***** Supplied information *****

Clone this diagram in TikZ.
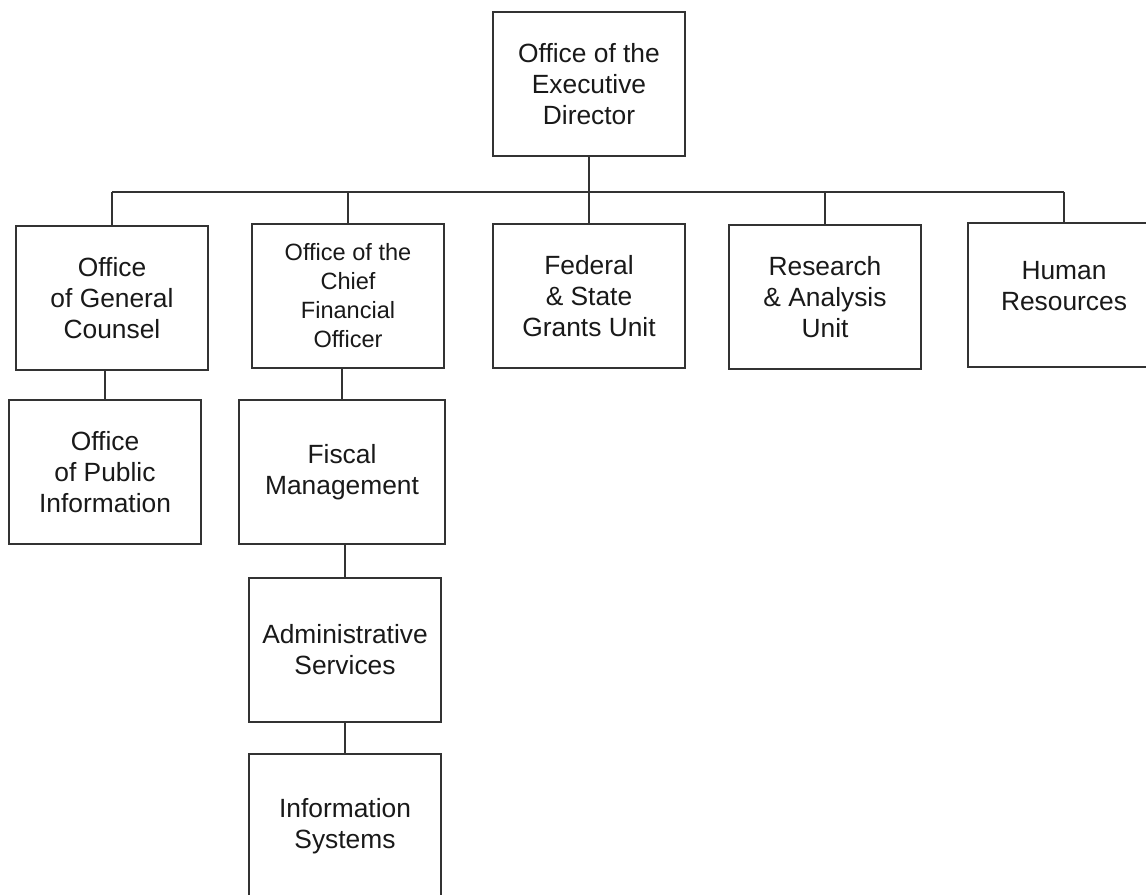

*****
***** Supplied information *****

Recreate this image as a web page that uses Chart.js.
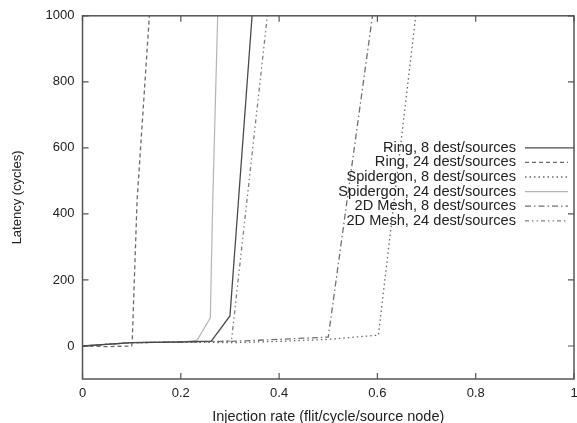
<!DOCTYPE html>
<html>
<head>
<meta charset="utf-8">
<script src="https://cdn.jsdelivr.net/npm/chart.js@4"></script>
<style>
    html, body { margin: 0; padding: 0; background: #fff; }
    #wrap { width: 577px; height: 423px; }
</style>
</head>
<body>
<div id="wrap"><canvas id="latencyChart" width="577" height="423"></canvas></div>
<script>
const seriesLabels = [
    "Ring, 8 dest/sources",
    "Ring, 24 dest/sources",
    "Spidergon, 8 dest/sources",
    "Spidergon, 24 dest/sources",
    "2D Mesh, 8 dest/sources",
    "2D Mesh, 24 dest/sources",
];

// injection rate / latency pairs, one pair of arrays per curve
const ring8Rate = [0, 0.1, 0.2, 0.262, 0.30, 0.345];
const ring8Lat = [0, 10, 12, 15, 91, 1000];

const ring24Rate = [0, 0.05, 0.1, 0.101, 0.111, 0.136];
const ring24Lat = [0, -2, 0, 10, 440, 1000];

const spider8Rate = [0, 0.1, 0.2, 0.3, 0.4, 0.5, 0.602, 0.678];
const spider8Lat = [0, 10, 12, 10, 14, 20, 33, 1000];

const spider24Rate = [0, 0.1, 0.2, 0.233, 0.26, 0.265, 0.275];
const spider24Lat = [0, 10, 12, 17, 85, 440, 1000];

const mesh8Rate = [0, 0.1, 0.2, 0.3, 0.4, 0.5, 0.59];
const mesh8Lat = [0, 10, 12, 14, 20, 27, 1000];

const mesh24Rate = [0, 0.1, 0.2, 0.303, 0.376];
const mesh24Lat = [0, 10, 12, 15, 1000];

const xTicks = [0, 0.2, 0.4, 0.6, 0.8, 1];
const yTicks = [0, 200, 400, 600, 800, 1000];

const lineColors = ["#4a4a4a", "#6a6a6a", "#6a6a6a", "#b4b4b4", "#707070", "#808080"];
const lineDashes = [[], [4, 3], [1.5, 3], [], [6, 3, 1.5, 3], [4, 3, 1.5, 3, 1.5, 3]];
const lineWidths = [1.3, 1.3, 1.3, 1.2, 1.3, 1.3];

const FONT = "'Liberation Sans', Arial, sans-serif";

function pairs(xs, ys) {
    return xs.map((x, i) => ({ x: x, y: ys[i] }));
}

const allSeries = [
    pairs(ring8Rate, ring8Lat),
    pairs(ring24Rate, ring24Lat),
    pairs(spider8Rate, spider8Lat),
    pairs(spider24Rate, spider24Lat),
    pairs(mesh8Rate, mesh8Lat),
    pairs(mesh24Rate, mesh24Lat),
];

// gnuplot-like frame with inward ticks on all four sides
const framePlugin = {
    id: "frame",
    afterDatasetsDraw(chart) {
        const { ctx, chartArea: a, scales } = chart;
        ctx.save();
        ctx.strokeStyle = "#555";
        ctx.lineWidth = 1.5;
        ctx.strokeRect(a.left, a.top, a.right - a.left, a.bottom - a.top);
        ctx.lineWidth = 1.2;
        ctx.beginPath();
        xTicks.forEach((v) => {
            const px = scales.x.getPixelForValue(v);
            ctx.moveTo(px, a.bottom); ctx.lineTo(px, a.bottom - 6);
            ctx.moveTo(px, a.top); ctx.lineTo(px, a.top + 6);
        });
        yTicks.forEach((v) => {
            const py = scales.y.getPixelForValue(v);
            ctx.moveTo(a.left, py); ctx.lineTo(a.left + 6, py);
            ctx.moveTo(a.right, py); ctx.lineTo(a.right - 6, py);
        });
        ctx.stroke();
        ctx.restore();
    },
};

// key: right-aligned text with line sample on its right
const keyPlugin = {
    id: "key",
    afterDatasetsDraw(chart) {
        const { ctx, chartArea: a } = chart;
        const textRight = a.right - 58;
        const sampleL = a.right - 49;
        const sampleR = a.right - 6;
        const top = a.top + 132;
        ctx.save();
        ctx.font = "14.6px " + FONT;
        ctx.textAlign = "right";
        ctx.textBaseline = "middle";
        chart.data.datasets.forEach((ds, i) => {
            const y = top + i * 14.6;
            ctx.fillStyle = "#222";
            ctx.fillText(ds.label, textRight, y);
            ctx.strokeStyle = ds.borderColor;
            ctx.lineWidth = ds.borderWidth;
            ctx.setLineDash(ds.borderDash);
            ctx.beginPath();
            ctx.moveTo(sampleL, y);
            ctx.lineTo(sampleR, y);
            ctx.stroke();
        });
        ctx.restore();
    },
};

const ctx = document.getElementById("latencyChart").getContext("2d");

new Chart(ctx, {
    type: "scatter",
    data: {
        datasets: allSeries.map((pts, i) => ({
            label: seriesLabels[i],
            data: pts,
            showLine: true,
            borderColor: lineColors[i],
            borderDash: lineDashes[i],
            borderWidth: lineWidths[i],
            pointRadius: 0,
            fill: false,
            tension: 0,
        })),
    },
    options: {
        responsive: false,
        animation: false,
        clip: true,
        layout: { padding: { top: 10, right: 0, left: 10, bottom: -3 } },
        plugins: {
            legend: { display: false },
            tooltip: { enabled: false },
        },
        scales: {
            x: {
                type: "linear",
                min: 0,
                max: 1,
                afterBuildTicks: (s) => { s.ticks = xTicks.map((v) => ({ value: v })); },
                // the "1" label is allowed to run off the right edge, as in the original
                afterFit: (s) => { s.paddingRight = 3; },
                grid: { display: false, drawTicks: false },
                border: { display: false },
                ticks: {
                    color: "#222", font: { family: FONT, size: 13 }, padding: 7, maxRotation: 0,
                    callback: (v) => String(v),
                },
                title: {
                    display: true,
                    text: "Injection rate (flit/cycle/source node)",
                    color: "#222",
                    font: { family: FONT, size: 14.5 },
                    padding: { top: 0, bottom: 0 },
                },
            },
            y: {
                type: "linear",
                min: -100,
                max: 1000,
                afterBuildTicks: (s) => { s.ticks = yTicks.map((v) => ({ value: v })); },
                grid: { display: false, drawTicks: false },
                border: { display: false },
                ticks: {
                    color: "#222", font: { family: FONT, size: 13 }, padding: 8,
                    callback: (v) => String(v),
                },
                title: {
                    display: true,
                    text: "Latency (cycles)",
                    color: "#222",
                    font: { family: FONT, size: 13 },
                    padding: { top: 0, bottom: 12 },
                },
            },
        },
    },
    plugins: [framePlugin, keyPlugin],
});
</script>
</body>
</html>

*****

Copy each line holding the word "this" from the listing above.

> [Written reply]
Clone this diagram in TikZ.
Recreate this image as a web page that uses Chart.js.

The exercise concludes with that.